Cowan is employed as a teacher at Coláiste Ailigh in Knocknamona, Letterkenny, who made a big move themselves this year, transferring into their state-of-the-art premises. “The timetable has worked out perfect for me with Friday afternoons off, but the school overall have been very supportive. I couldn’t ask for any more,” he says.

Cowan describes the campaign as ‘frustrating, definitely frustrating’ so far, but Harps aren’t too far off the pace. A win against Cobh Ramblers would have them back in contention again.

“We’re not paying much notice to the table,” he says.

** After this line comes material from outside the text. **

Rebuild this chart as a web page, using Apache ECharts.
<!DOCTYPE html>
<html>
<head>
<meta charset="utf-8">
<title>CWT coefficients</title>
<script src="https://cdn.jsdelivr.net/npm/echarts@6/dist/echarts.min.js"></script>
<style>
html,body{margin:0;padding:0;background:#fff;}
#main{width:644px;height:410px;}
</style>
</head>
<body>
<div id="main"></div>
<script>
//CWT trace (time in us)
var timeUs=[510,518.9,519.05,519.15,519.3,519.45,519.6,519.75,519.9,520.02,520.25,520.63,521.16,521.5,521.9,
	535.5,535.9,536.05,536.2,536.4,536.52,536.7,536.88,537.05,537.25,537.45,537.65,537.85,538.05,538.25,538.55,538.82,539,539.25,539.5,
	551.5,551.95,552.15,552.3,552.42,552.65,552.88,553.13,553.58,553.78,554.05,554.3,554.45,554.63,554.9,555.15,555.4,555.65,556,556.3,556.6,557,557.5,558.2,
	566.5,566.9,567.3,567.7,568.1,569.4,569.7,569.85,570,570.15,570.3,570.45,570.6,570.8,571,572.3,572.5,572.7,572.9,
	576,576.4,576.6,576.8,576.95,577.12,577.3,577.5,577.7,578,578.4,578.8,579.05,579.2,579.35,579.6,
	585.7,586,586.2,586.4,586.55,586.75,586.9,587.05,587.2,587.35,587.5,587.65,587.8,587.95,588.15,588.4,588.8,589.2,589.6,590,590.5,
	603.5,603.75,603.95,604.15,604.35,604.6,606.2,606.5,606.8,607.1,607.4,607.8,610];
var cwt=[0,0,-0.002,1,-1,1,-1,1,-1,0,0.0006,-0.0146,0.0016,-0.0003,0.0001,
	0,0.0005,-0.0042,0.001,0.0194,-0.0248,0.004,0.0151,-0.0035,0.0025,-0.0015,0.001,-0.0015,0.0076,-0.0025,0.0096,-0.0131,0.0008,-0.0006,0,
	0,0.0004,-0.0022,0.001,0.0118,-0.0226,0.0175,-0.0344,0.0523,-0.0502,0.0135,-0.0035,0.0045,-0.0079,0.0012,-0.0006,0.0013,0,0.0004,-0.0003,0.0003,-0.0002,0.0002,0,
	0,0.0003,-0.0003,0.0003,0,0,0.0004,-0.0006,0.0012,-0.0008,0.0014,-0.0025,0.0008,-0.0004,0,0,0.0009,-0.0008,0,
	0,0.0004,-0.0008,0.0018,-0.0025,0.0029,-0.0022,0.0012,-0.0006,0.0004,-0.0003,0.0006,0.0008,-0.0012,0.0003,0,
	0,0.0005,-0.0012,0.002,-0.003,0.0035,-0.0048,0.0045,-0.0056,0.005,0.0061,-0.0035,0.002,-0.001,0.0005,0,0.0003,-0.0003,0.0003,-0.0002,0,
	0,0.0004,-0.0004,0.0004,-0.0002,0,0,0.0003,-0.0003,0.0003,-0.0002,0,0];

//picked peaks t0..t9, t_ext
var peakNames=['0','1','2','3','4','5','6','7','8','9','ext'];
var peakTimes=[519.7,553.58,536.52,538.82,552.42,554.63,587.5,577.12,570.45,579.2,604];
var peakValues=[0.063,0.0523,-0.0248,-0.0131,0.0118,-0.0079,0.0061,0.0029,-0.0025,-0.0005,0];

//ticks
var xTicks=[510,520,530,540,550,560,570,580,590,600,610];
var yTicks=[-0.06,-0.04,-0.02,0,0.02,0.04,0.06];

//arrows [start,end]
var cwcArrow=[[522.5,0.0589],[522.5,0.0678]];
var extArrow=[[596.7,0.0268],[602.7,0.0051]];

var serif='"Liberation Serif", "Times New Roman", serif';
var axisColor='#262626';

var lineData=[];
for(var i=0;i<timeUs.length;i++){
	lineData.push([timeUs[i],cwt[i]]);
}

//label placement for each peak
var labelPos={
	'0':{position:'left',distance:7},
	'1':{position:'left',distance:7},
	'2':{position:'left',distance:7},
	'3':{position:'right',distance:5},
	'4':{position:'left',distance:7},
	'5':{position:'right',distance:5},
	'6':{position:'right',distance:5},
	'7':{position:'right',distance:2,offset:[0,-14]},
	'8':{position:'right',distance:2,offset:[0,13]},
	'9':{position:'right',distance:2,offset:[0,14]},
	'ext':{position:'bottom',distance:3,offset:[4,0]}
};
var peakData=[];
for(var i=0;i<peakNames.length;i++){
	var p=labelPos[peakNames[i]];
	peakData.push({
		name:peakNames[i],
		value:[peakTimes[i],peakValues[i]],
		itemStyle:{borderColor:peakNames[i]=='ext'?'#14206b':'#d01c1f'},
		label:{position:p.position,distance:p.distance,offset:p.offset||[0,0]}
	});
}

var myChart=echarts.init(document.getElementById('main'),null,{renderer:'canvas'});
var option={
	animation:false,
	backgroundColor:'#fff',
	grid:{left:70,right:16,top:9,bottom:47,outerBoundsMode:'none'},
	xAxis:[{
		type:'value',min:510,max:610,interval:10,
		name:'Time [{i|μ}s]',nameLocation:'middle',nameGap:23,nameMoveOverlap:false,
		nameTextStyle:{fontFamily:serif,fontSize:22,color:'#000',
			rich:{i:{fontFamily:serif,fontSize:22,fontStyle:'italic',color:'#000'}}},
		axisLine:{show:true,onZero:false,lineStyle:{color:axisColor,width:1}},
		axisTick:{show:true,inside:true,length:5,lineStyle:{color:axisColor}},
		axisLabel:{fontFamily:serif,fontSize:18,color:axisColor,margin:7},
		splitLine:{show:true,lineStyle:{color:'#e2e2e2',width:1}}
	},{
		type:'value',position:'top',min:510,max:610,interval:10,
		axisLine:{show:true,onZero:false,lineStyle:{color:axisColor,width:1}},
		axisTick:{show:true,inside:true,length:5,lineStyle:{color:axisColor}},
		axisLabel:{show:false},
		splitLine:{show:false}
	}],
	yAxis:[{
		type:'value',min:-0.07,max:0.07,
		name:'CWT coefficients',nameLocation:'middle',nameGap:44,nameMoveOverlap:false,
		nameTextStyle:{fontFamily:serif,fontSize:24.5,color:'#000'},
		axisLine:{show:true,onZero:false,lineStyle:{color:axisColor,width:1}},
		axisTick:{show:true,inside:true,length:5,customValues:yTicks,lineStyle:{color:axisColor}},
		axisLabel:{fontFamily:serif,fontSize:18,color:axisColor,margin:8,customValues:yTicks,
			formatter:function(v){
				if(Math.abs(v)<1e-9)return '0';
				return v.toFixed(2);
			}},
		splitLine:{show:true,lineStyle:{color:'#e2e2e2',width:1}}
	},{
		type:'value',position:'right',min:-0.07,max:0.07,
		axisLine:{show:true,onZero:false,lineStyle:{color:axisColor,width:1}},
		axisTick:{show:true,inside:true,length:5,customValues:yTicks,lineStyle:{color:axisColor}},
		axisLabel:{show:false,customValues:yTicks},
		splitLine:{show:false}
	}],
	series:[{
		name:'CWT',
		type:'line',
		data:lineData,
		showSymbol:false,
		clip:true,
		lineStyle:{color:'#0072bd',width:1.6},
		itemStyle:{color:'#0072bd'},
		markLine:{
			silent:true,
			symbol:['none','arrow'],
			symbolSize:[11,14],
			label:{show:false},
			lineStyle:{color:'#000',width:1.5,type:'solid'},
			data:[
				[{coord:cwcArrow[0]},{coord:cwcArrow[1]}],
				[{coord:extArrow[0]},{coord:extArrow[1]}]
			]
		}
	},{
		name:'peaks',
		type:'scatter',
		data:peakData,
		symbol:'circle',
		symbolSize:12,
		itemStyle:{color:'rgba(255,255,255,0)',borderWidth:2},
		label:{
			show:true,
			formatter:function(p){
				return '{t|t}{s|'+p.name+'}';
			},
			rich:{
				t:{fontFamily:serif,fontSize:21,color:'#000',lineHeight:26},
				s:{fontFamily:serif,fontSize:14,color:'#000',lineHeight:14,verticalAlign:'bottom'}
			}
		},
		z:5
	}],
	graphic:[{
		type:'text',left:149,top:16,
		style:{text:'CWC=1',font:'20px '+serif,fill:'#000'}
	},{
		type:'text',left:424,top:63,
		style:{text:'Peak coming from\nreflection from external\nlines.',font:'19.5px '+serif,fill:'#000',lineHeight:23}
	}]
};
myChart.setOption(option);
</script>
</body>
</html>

“I don’t like using cliches, but really Ollie just has us focussed on who we’re playing next. Himself and James have it down to a tee. We prepare week-to-week and look at what we can do best to beat whatever team we’re playing. Nothing is left to chance.

“There are teams that we respect, yes, but we don’t fear anyone. Teams are improving now all the time. Cobh strengthened in the transfer window and we can’t take them lightly at all.

“In certain games we haven’t got decisions or decisions have gone against us. We haven’t had much rub of the green at all. It can become frustrating because there are times where you’re focussing on not getting beaten rather than trying to win the match. In games we have had to settle for a point, albeit by battling, when we knew we could win. We battled so well to get ourselves into good positions. Credit to the management, they’ve given us the belief that we can win when the chips are down.

“We have been down to ten men a few times, but we haven’t panicked. We’re very well organised and well set up with a good system.”

Cowan was slapped with a four-game ban by the learned folk of the Football Association of Ireland’s disciplinary committee following his red card against Wexford Youths in Ballybofey. Himself and Danny Furlong, the Wexford striker, got involved in a squabble and Furlong fell theatrically after Cowan wagged a finger in his cheek.

“Four games was a bit over the top, but I’ve learned a lesson from it,” Cowan says. “We’re all the same now. We need to keep the focus on the game and not get involved. The squad is thin so we’ll have to avoid these situations where we’re losing a man or two.”